- **Collected data**
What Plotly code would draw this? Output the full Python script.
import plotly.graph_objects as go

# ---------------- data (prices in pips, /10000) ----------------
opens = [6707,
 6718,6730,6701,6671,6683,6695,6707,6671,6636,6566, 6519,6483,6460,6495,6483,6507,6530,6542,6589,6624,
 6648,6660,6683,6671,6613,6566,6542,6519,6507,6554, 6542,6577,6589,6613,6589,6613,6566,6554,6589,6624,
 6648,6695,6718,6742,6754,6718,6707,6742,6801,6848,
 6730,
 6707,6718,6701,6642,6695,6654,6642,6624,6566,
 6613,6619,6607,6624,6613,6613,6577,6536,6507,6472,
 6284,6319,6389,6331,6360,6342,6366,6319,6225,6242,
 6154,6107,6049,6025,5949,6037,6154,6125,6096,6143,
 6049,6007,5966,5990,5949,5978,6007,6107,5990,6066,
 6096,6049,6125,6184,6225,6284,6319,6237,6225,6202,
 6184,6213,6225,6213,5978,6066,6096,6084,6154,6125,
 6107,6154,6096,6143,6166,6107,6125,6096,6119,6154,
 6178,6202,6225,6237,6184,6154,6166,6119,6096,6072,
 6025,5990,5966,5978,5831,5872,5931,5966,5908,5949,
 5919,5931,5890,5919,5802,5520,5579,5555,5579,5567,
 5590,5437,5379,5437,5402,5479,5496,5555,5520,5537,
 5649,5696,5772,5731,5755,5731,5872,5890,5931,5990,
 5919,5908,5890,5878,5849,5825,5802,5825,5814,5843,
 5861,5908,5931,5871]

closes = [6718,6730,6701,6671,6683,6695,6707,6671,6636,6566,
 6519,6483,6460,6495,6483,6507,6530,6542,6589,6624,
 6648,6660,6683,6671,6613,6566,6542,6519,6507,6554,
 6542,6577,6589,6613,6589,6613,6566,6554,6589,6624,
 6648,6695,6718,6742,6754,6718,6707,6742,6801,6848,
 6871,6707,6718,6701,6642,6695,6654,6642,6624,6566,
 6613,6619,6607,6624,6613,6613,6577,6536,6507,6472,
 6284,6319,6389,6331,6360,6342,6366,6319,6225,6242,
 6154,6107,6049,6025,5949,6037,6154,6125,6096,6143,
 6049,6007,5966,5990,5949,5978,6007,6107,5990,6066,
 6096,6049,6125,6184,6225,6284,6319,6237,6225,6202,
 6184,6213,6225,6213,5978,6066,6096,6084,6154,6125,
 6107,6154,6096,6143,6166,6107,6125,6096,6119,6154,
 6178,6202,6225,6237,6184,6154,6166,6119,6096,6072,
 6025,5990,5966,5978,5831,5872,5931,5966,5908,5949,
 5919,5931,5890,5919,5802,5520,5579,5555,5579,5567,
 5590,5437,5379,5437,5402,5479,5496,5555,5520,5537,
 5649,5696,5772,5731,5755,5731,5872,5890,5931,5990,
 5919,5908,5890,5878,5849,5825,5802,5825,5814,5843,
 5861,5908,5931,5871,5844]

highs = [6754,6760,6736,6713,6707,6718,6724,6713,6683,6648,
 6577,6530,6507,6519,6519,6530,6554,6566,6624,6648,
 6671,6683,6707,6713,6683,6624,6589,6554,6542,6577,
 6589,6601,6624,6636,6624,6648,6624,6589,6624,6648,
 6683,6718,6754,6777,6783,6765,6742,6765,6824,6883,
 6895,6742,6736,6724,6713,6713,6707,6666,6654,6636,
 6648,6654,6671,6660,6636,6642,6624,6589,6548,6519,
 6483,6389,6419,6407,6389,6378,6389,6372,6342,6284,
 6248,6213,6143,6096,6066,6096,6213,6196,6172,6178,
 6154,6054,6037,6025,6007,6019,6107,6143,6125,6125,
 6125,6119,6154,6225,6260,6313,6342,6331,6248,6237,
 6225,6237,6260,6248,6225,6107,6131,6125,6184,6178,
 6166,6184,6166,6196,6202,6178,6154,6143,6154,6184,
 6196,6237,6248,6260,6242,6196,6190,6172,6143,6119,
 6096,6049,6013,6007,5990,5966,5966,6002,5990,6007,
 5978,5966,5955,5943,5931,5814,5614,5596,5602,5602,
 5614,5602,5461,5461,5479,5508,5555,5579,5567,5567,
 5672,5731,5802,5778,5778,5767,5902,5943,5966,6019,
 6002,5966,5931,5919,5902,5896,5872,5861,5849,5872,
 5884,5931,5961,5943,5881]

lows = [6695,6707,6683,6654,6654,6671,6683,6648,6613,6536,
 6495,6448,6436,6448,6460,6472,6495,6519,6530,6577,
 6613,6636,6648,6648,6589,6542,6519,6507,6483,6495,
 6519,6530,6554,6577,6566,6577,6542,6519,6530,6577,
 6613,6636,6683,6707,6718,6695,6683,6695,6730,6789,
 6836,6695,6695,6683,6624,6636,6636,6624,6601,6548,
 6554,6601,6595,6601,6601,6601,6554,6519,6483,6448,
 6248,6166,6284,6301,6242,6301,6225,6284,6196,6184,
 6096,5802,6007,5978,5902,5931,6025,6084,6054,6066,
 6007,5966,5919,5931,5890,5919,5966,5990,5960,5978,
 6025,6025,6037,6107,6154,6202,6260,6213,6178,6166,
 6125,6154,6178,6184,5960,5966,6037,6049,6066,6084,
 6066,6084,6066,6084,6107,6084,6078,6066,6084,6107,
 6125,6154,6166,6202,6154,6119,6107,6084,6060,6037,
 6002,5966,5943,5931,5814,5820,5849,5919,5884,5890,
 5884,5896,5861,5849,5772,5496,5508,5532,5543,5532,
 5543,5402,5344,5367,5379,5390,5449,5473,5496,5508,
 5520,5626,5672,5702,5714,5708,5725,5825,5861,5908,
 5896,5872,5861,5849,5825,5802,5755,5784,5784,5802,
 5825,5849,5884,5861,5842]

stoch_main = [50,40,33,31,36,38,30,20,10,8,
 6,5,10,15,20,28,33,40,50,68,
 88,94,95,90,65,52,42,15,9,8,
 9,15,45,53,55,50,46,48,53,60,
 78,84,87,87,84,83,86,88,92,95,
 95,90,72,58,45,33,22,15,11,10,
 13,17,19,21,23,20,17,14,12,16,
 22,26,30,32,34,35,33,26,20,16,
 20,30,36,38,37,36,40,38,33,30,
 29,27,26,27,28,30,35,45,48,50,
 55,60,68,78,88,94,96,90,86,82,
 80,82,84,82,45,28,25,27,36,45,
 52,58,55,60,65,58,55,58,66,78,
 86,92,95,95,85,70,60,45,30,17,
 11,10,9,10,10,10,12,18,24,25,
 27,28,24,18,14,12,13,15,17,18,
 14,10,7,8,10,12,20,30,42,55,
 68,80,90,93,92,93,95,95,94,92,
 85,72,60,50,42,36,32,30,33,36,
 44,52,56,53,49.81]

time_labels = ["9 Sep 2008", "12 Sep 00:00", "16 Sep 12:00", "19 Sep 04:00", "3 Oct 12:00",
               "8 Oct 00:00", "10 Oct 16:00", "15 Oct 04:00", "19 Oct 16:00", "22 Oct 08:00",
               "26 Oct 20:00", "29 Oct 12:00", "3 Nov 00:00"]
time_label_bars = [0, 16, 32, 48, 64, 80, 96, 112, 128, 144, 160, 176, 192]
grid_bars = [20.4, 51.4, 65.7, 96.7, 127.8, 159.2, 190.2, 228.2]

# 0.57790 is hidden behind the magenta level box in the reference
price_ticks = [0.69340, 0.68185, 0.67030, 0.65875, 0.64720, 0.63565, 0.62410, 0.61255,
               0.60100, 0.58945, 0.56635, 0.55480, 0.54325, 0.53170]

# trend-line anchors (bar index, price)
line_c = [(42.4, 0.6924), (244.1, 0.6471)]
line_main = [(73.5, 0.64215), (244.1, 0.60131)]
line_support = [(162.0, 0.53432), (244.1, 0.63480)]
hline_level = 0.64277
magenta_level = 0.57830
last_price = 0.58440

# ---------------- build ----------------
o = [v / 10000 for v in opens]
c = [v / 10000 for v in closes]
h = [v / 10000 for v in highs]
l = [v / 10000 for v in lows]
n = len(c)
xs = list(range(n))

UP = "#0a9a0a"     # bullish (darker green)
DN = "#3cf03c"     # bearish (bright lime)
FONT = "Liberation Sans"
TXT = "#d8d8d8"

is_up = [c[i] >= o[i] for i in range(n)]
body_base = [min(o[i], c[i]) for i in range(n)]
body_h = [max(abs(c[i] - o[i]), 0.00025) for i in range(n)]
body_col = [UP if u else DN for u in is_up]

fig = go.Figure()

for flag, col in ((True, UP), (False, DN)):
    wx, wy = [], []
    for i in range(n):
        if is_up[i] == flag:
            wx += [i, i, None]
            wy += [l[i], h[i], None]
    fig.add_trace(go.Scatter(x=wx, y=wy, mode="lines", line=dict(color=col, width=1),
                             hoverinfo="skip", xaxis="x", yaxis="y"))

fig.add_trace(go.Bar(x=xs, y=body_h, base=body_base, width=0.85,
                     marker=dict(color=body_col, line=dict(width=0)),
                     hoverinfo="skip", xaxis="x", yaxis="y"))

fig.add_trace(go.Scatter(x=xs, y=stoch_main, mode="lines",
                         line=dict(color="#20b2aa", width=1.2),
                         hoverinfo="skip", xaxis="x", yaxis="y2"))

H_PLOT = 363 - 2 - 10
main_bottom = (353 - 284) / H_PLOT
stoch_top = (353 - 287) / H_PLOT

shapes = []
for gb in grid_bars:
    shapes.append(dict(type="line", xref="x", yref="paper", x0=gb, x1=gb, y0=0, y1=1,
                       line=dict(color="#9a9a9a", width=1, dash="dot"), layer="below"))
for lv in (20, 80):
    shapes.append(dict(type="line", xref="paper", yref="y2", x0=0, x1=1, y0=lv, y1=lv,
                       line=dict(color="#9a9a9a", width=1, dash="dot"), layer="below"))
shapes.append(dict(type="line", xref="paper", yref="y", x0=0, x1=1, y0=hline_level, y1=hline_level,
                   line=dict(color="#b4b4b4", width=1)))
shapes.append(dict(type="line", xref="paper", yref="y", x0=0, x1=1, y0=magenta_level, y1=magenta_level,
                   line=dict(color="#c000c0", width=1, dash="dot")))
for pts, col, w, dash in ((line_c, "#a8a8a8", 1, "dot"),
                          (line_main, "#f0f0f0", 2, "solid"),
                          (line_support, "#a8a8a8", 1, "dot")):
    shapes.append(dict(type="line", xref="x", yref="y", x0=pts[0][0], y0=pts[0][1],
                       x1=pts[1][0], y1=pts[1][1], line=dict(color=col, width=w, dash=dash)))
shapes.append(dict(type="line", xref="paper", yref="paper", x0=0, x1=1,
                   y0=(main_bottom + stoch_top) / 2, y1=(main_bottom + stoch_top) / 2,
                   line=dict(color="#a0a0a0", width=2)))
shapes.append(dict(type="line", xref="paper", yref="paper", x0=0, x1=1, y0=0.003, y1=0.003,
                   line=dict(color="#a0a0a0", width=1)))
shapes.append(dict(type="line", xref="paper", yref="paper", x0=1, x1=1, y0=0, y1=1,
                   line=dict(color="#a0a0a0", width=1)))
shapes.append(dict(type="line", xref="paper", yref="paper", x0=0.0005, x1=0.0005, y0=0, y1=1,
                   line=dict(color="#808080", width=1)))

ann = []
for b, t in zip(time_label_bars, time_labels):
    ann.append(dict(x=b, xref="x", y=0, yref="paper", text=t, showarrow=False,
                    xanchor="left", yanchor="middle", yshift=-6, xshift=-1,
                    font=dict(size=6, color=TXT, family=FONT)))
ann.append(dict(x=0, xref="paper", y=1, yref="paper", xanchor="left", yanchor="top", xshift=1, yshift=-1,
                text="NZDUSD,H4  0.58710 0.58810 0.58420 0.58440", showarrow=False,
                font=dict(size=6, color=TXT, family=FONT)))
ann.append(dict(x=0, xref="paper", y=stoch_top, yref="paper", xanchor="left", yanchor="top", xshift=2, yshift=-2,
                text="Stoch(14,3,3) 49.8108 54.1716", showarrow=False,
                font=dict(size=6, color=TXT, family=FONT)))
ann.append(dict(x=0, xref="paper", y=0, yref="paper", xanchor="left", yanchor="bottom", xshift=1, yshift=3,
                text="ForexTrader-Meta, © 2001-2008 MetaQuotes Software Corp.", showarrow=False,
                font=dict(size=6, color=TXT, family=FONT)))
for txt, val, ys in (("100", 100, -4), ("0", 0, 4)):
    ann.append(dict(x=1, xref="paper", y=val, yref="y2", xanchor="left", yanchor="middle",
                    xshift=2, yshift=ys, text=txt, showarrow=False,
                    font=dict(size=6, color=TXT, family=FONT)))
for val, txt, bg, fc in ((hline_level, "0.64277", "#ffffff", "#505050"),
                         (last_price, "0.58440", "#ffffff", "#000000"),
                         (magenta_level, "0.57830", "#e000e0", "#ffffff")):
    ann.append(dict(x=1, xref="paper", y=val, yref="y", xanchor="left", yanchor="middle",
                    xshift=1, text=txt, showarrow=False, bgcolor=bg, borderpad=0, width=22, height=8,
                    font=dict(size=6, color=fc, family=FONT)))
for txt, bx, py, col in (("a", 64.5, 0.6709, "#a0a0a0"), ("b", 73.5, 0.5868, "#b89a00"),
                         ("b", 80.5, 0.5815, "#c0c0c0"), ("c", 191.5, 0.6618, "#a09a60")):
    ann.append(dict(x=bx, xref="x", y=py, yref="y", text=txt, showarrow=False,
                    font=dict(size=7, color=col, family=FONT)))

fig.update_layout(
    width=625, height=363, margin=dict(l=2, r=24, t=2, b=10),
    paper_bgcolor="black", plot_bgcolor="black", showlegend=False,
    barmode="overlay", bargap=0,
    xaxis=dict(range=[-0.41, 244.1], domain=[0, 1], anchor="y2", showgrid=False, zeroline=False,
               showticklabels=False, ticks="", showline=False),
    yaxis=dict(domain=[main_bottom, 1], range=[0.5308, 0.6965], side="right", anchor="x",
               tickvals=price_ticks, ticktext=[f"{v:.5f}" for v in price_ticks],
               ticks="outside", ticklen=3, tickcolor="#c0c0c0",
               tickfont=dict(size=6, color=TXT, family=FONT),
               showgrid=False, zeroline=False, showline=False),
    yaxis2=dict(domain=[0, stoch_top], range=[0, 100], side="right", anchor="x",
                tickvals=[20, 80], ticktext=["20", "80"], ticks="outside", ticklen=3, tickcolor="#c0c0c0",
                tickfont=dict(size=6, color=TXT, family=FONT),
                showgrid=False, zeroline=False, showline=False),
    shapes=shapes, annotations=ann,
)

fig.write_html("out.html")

- **Given task**
Quote exactly the opening line of the material above and every line after it, up to and including the line that contains "import plotly.graph_objects as go".

- **Task result**
What Plotly code would draw this? Output the full Python script.
import plotly.graph_objects as go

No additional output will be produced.